First, storage needs to be a separate high-availability solution. PostgreSQL and MySQL databases have their own high-availability solution. Still, it would help if you also had DBA and machine resources, and it is difficult to do a quick switchover in case of failure.
Second, we can only poll the database to get configuration changes and cannot do pushing. Again, this will increase database resource consumption and reduce changes' real-time performance.
Third, you must maintain your historical versions and consider rollbacks and upgrades. For example, if a user releases a change, there may be subsequent rollback operations, at which point you need to do your diff between the two versions at the code level for configuration rollback. Also, when the system is upgraded, it may modify the database's table structure, so the code must consider the compatibility of the old and new versions and data upgrades.

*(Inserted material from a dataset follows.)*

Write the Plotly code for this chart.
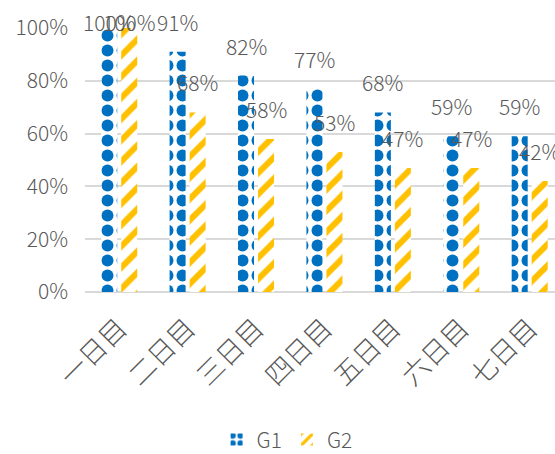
import plotly.graph_objects as go

categories = ["一日目", "二日目", "三日目", "四日目", "五日目", "六日目", "七日目"]
g1_values = [1.00, 0.91, 0.82, 0.77, 0.68, 0.59, 0.59]
g2_values = [1.00, 0.68, 0.58, 0.53, 0.47, 0.47, 0.42]
y_ticks = [0, 0.2, 0.4, 0.6, 0.8, 1.0]
y_tick_labels = ["0%", "20%", "40%", "60%", "80%", "100%"]

FONT = "Noto Sans CJK JP, Noto Sans, sans-serif"
TXT = "#595959"
BLUE = "#0070C0"
YELLOW = "#FFC000"

fig = go.Figure()
fig.add_trace(go.Bar(
    name="G1", x=categories, y=g1_values,
    marker=dict(color="white", line=dict(width=0),
                pattern=dict(shape=".", fgcolor=BLUE, bgcolor="white", fgopacity=1,
                             size=15, solidity=0.5, fillmode="replace")),
))
fig.add_trace(go.Bar(
    name="G2", x=categories, y=g2_values,
    marker=dict(color="white", line=dict(width=0),
                pattern=dict(shape="/", fgcolor=YELLOW, bgcolor="white", fgopacity=1,
                             size=15, solidity=0.4, fillmode="replace")),
))

annotations = []
for vals, shift in ((g1_values, -10), (g2_values, 10)):
    for c, v in zip(categories, vals):
        annotations.append(dict(
            x=c, y=v, xref="x", yref="y", text=f"{round(v*100)}%",
            showarrow=False, xshift=shift, yanchor="middle",
            yshift=30 if v < 0.95 else 6,
            font=dict(family=FONT, size=21, color=TXT, weight=300),
        ))

fig.update_layout(
    width=555, height=454,
    margin=dict(l=85, r=0, t=28, b=162, autoexpand=False),
    paper_bgcolor="white", plot_bgcolor="white",
    barmode="group", bargap=0.415, bargroupgap=0.2,
    font=dict(family=FONT, size=20, color=TXT, weight=300),
    showlegend=True,
    legend=dict(orientation="h", x=0.43, xanchor="center", y=-0.56, yanchor="middle",
                font=dict(family=FONT, size=21, color=TXT, weight=300), itemwidth=30),
    annotations=annotations,
    xaxis=dict(range=[-0.5, 6.37], tickangle=-45, showgrid=False, automargin=False,
               showline=False, ticks="", ticklabelstandoff=14,
               tickfont=dict(family=FONT, size=27, color=TXT, weight=300)),
    yaxis=dict(range=[0, 1.0], tickvals=y_ticks, ticktext=y_tick_labels, automargin=False,
               showgrid=True, gridcolor="#D9D9D9", gridwidth=1.5,
               zeroline=True, zerolinecolor="#D9D9D9", zerolinewidth=1.5,
               ticks="", ticklabelstandoff=16,
               tickfont=dict(family=FONT, size=21, color=TXT, weight=300)),
)

fig.write_html("out.html")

Fourth, it raises the complexity of the code. In addition to implementing the functionality of the gateway, you need to patch the first three defects of the code, which obviously makes the code much less readable.
Fifth, it increases the difficulty of deployment and operation, and maintenance. Deploying and maintaining a relational database is not a simple task, and it is even more complicated if it is a database cluster. We can't do rapid scaling.
How should we choose for these cases?
Let's go back to the original requirements of the API gateway, where simple configuration information is stored, such as URI, plugin parameters, upstream addresses, etc. No complex join operations are involved, and no strict transaction guarantees are required. In this case, using a relational database is not "killing the chicken with a slaughtering knife," right?
In fact, minimizing the use of K8s and keeping it closer, etcd, is the right choice.
- The number of changes per second in the configuration data of the API gateway is not large, which enables enough performance for etcd.
- Clustering and dynamic scaling are inherent advantages of etcd.
- etcd also has a
watchinterface, so you don't have to poll to get changes.
Another thing that proves etcd's reliability is that it's already the default choice for saving configurations in the K8s system and has been validated for many more complex scenarios than API gateways.
Routing
Routing is also an essential technical selection, and all requests are filtered by the route to the list of plugins that need to be loaded, run one by one, and then forwarded to the specified upstream. However, considering that there may be more routing rules, we need to focus on the algorithm's time complexity for the technical selection of routing here.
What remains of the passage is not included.